Using Penman as a Python Library

For some cases, the penman command is not flexible enough and it becomes necessary to write some Python code. Penman’s Python API is well-documented and well-tested and lets you dig into the actual structures holding the data. One case where it’s currently necessary to write code is for arbitrary graph editing. For example, perhaps you want to anonymize all attributes with numeric values. Here is one way to do that with the API:

>>> import penman
>>> from penman import constant
>>> g = penman.decode('(b / buy-01 :ARG0 (i / i) :ARG1 (a / apple :quant 3))')
>>> anon_map = {}
>>> attributes = []
>>> for src, role, tgt in g.attributes():
...     if constant.type(tgt) in (constant.INTEGER, constant.FLOAT):
...         anon_val = f'number_{len(anon_map)}'
...         anon_map[anon_val] = tgt
...         tgt = anon_val
...     attributes.append((src, role, tgt))
>>> g2 = penman.Graph(g.instances() + g.edges() + attributes)
>>> print(penman.encode(g2))
(b / buy-01
   :ARG0 (i / i)
   :ARG1 (a / apple
            :quant number_0))
>>> anon_map
{'number_0': '3'}

This could be improved, such as making the anonymization into a function. It could also be made to work on the Tree structure if you care about keeping the original tree intact as this procedure loses the epigraphical markers needed to reconstruct the tree from the graph.

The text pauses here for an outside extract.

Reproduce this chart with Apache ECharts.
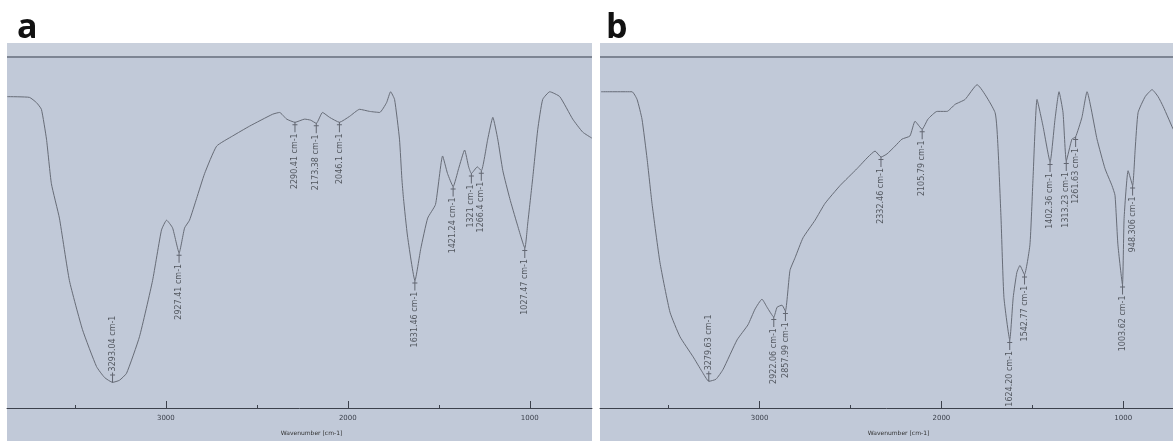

The API is also useful for deeper inspection of graphs. For example:

>>> import penman
>>> g = penman.decode('''
... # ::id ex1 ::snt The dog barked.
... (b / bark-01
...    :ARG0 (d / dog))
... ''')
>>> g.instances()
[Instance(source='b', role=':instance', target='bark-01'), Instance(source='d', role=':instance', target='dog')]
>>> g.edges()
[Edge(source='b', role=':ARG0', target='d')]
>>> sorted(g.variables())
['b', 'd']
>>> g.metadata
{'snt': 'The dog barked.', 'id': 'ex1'}
>>> g.epidata
{('b', ':instance', 'bark-01'): [], ('b', ':ARG0', 'd'): [Push(d)], ('d', ':instance', 'dog'): [POP]}
>>> g.reentrancies()

Or for inserting surface alignments:

>>> from penman import surface
>>> g.metadata['tok'] = 'The dog barked .'
>>> g.epidata[('b', ':instance', 'bark-01')].append(surface.Alignment((2,), prefix='e.'))
>>> g.epidata[('d', ':instance', 'dog')].append(surface.Alignment((1,), prefix='e.'))
>>> print(penman.encode(g))
# ::snt The dog barked.
# ::id ex1
# ::tok The dog barked .
(b / bark-01~e.2
   :ARG0 (d / dog~e.1))

Many tasks can be accomplished with the basic API available at the top-level penman module, but some more advanced usage requires the use of specific submodules, such as the use of penman.constant and penman.surface above. See the API documentation for more information.